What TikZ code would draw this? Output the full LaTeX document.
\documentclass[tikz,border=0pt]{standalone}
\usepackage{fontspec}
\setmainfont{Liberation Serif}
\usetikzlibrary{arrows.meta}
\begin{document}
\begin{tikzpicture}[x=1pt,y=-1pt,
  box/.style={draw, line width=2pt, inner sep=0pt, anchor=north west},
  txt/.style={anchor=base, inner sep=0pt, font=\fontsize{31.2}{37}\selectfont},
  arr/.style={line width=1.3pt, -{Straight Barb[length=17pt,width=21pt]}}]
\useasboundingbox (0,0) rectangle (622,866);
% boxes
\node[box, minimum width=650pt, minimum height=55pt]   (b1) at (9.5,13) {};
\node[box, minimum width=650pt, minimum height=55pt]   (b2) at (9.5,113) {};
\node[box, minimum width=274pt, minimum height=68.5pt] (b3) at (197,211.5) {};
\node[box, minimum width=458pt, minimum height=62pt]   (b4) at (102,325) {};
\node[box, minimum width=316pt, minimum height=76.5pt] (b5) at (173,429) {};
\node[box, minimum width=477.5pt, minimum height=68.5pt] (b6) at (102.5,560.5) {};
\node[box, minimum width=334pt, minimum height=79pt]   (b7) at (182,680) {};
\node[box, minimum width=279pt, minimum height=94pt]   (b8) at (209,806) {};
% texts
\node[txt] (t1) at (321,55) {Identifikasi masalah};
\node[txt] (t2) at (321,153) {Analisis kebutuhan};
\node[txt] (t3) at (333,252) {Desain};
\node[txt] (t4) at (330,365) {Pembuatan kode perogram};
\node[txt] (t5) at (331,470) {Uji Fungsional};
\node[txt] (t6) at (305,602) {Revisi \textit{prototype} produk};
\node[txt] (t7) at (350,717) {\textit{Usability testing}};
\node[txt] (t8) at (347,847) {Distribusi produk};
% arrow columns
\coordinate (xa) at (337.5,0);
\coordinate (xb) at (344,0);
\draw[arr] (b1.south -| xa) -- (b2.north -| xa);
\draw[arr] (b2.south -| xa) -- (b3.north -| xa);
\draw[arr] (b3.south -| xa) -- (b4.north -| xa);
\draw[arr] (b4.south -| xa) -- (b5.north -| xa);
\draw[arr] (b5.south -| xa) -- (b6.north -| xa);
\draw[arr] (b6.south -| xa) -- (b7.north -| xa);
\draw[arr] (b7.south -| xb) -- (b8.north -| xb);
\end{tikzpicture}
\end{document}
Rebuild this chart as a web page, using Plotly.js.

--*--

Short exercise: Repeat the entries exactly, all of them.

Solved exercise:
What TikZ code would draw this? Output the full LaTeX document.
\documentclass[tikz,border=0pt]{standalone}
\usepackage{fontspec}
\setmainfont{Liberation Serif}
\usetikzlibrary{arrows.meta}
\begin{document}
\begin{tikzpicture}[x=1pt,y=-1pt,
  box/.style={draw, line width=2pt, inner sep=0pt, anchor=north west},
  txt/.style={anchor=base, inner sep=0pt, font=\fontsize{31.2}{37}\selectfont},
  arr/.style={line width=1.3pt, -{Straight Barb[length=17pt,width=21pt]}}]
\useasboundingbox (0,0) rectangle (622,866);
% boxes
\node[box, minimum width=650pt, minimum height=55pt]   (b1) at (9.5,13) {};
\node[box, minimum width=650pt, minimum height=55pt]   (b2) at (9.5,113) {};
\node[box, minimum width=274pt, minimum height=68.5pt] (b3) at (197,211.5) {};
\node[box, minimum width=458pt, minimum height=62pt]   (b4) at (102,325) {};
\node[box, minimum width=316pt, minimum height=76.5pt] (b5) at (173,429) {};
\node[box, minimum width=477.5pt, minimum height=68.5pt] (b6) at (102.5,560.5) {};
\node[box, minimum width=334pt, minimum height=79pt]   (b7) at (182,680) {};
\node[box, minimum width=279pt, minimum height=94pt]   (b8) at (209,806) {};
% texts
\node[txt] (t1) at (321,55) {Identifikasi masalah};
\node[txt] (t2) at (321,153) {Analisis kebutuhan};
\node[txt] (t3) at (333,252) {Desain};
\node[txt] (t4) at (330,365) {Pembuatan kode perogram};
\node[txt] (t5) at (331,470) {Uji Fungsional};
\node[txt] (t6) at (305,602) {Revisi \textit{prototype} produk};
\node[txt] (t7) at (350,717) {\textit{Usability testing}};
\node[txt] (t8) at (347,847) {Distribusi produk};
% arrow columns
\coordinate (xa) at (337.5,0);
\coordinate (xb) at (344,0);
\draw[arr] (b1.south -| xa) -- (b2.north -| xa);
\draw[arr] (b2.south -| xa) -- (b3.north -| xa);
\draw[arr] (b3.south -| xa) -- (b4.north -| xa);
\draw[arr] (b4.south -| xa) -- (b5.north -| xa);
\draw[arr] (b5.south -| xa) -- (b6.north -| xa);
\draw[arr] (b6.south -| xa) -- (b7.north -| xa);
\draw[arr] (b7.south -| xb) -- (b8.north -| xb);
\end{tikzpicture}
\end{document}
Rebuild this chart as a web page, using Plotly.js.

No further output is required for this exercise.